::: Given material :::
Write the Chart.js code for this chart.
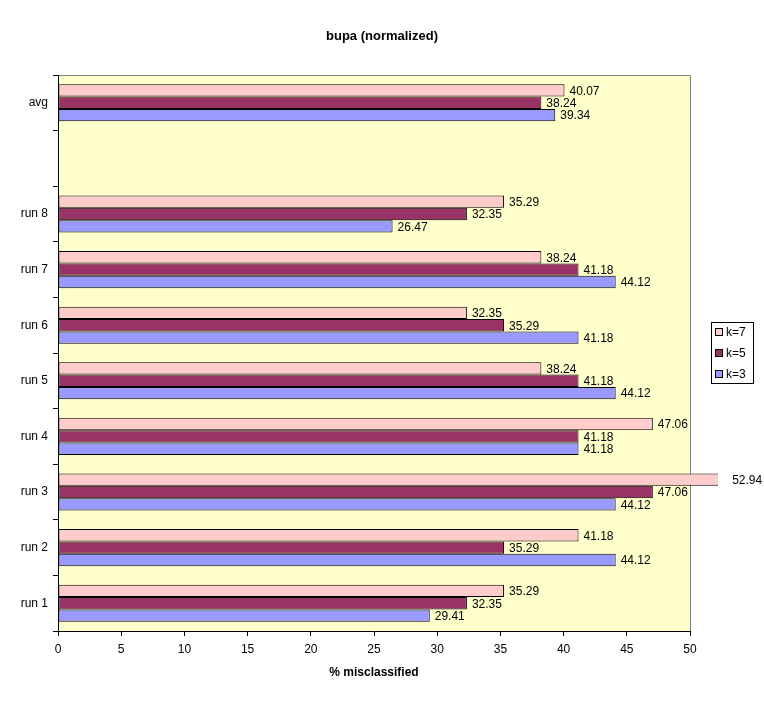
<!DOCTYPE html>
<html>
<head>
<meta charset="utf-8">
<script src="https://cdn.jsdelivr.net/npm/chart.js@4/dist/chart.umd.min.js"></script>
<style>
  html, body { margin: 0; padding: 0; background: #fff; }
  #wrap { width: 764px; height: 702px; }
</style>
</head>
<body>
<div id="wrap"><canvas id="chart" width="764" height="702"></canvas></div>
<script>
// categories, top to bottom (blank slot between avg and run 8)
const categories = ['avg', '', 'run 8', 'run 7', 'run 6', 'run 5', 'run 4', 'run 3', 'run 2', 'run 1'];

const k7 = [40.07, null, 35.29, 38.24, 32.35, 38.24, 47.06, 52.94, 41.18, 35.29];
const k5 = [38.24, null, 32.35, 41.18, 35.29, 41.18, 41.18, 47.06, 35.29, 32.35];
const k3 = [39.34, null, 26.47, 44.12, 41.18, 44.12, 41.18, 44.12, 44.12, 29.41];

const xTicks = [0, 5, 10, 15, 20, 25, 30, 35, 40, 45, 50];

const FONT = 'Arial, "Liberation Sans", sans-serif';

// yellow plot area + grey top/right frame
const plotArea = {
  id: 'plotArea',
  beforeDraw(chart) {
    const { ctx, chartArea: a } = chart;
    ctx.save();
    ctx.fillStyle = '#FFFFCC';
    ctx.fillRect(a.left, a.top, a.right - a.left, a.bottom - a.top);
    ctx.strokeStyle = '#808080';
    ctx.lineWidth = 1;
    ctx.beginPath();
    ctx.moveTo(a.left, a.top + 0.5);
    ctx.lineTo(a.right + 0.5, a.top + 0.5);
    ctx.lineTo(a.right + 0.5, a.bottom);
    ctx.stroke();
    ctx.restore();
  }
};

// titles, value labels and the boxed legend
const decorations = {
  id: 'decorations',
  afterDraw(chart) {
    const { ctx, chartArea: a } = chart;
    ctx.save();
    ctx.fillStyle = '#000';

    ctx.font = 'bold 13px ' + FONT;
    ctx.textAlign = 'center';
    ctx.textBaseline = 'middle';
    ctx.fillText('bupa (normalized)', chart.width / 2, 36);
    ctx.font = 'bold 12px ' + FONT;
    ctx.fillText('% misclassified', (a.left + a.right) / 2, 673);

    ctx.font = '12px ' + FONT;
    ctx.textAlign = 'left';
    chart.data.datasets.forEach((ds, i) => {
      chart.getDatasetMeta(i).data.forEach((el, j) => {
        const v = ds.data[j];
        if (v == null) return;
        ctx.fillText(v.toFixed(2), el.x + 5, el.y + 1);
      });
    });

    // legend
    const lx = 711, ly = 322, lw = 42, lh = 61;
    ctx.fillStyle = '#fff';
    ctx.fillRect(lx, ly, lw, lh);
    ctx.strokeStyle = '#000';
    ctx.lineWidth = 1;
    ctx.strokeRect(lx + 0.5, ly + 0.5, lw, lh);
    chart.data.datasets.forEach((ds, i) => {
      const y = ly + 10 + i * 21;
      ctx.fillStyle = ds.backgroundColor;
      ctx.fillRect(lx + 4.5, y - 3.5, 7, 7);
      ctx.strokeStyle = '#000';
      ctx.strokeRect(lx + 4.5, y - 3.5, 7, 7);
      ctx.fillStyle = '#000';
      ctx.fillText(ds.label, lx + 15, y + 1);
    });
    ctx.restore();
  }
};

// bars may run a little past the right edge of the plot, like the original
const barStyle = { borderColor: '#000', borderWidth: 1, borderSkipped: false,
  clip: { left: 0, top: 0, right: 28, bottom: 0 },
  categoryPercentage: 0.667, barPercentage: 1.0 };

new Chart(document.getElementById('chart'), {
  type: 'bar',
  data: {
    labels: categories,
    datasets: [
      { label: 'k=7', data: k7, backgroundColor: '#FFCCCC', ...barStyle },
      { label: 'k=5', data: k5, backgroundColor: '#993366', ...barStyle },
      { label: 'k=3', data: k3, backgroundColor: '#9999FF', ...barStyle },
    ]
  },
  options: {
    indexAxis: 'y',
    responsive: false,
    animation: false,
    layout: { padding: { top: 75, right: 74, bottom: 0, left: 0 } },
    plugins: {
      legend: { display: false },
      title: { display: false },
      tooltip: { enabled: false }
    },
    scales: {
      x: {
        min: 0,
        max: 50,
        afterBuildTicks(scale) { scale.ticks = xTicks.map(v => ({ value: v })); },
        afterFit(scale) { scale.height = 71; },
        border: { color: '#000', width: 1 },
        grid: { drawOnChartArea: false, color: '#000', tickLength: 5 },
        ticks: { color: '#000', padding: 6, font: { family: FONT, size: 12 } }
      },
      y: {
        afterFit(scale) { scale.width = 58; },
        border: { color: '#000', width: 1 },
        grid: { drawOnChartArea: false, color: '#000', tickLength: 5, offset: true },
        ticks: { color: '#000', padding: 5, font: { family: FONT, size: 12 } }
      }
    }
  },
  plugins: [plotArea, decorations]
});
</script>
</body>
</html>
:::
*Directions for this task*.
Write out again, exactly, the lines from the start of the listing up to the line containing "40, 45, 50];", with both ends and without pictures.

*The result*.
Write the Chart.js code for this chart.
<!DOCTYPE html>
<html>
<head>
<meta charset="utf-8">
<script src="https://cdn.jsdelivr.net/npm/chart.js@4/dist/chart.umd.min.js"></script>
<style>
  html, body { margin: 0; padding: 0; background: #fff; }
  #wrap { width: 764px; height: 702px; }
</style>
</head>
<body>
<div id="wrap"><canvas id="chart" width="764" height="702"></canvas></div>
<script>
// categories, top to bottom (blank slot between avg and run 8)
const categories = ['avg', '', 'run 8', 'run 7', 'run 6', 'run 5', 'run 4', 'run 3', 'run 2', 'run 1'];

const k7 = [40.07, null, 35.29, 38.24, 32.35, 38.24, 47.06, 52.94, 41.18, 35.29];
const k5 = [38.24, null, 32.35, 41.18, 35.29, 41.18, 41.18, 47.06, 35.29, 32.35];
const k3 = [39.34, null, 26.47, 44.12, 41.18, 44.12, 41.18, 44.12, 44.12, 29.41];

const xTicks = [0, 5, 10, 15, 20, 25, 30, 35, 40, 45, 50];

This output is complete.